Xerente (alternate Sherenté, Xerentes, and Xerénte) are an Indigenous people of Brazil living in Tocantins.

The Xerente are a Central Jê people related to the Xavante. They maintained generally "peaceful" relations with outsiders from the nineteenth century onward. Their villages were traditionally built in a semi-circular fashion, but the society has largely assimilated Brazilian standards of organization. As of 2007 use of the native language among the 1813 members is universal, with most being monolingual until age 5.

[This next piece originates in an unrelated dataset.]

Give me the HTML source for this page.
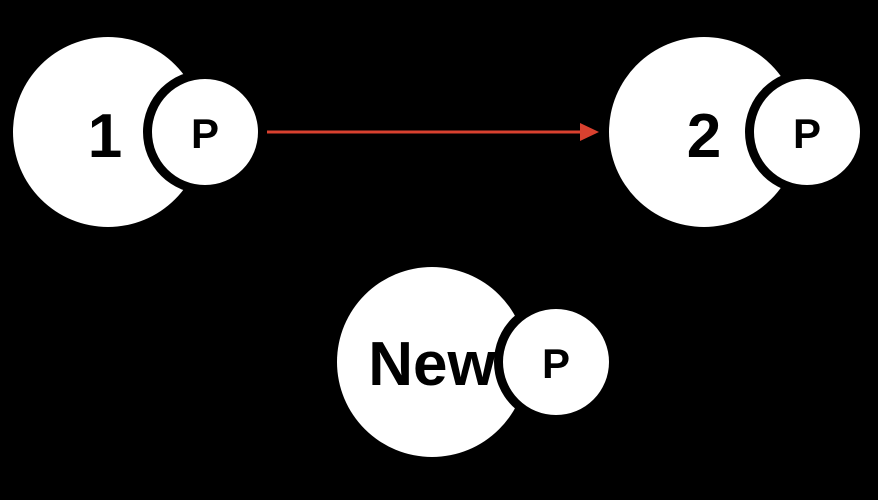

The Xerente creation myth is based on the duality of mythic heroes embedded in the sun and the moon, and this has resulted in a division between the exogamous moieties, with the sun moiety being called Doí and the moon Wahirê, each consisting of three or four clans.

In 2010, once the Programa de Compensação Ambiental Xerente (PROCAMBIX), one of the first structured compensation programs for Indigenous peoples in Brazil, for the impact of the Lajeado Dam, had caused, the Xerente attempted a class action suit to claim additional compensation for the dam's ongoing impacts. Following a lengthy court case, in 2013 a judge decided in favour of the dam's builders, Investco, an ad hoc consortium formed of the Rede Group, Companhia Energética de Brasília (CEB), and the multinational Energias de Portugal (EDP).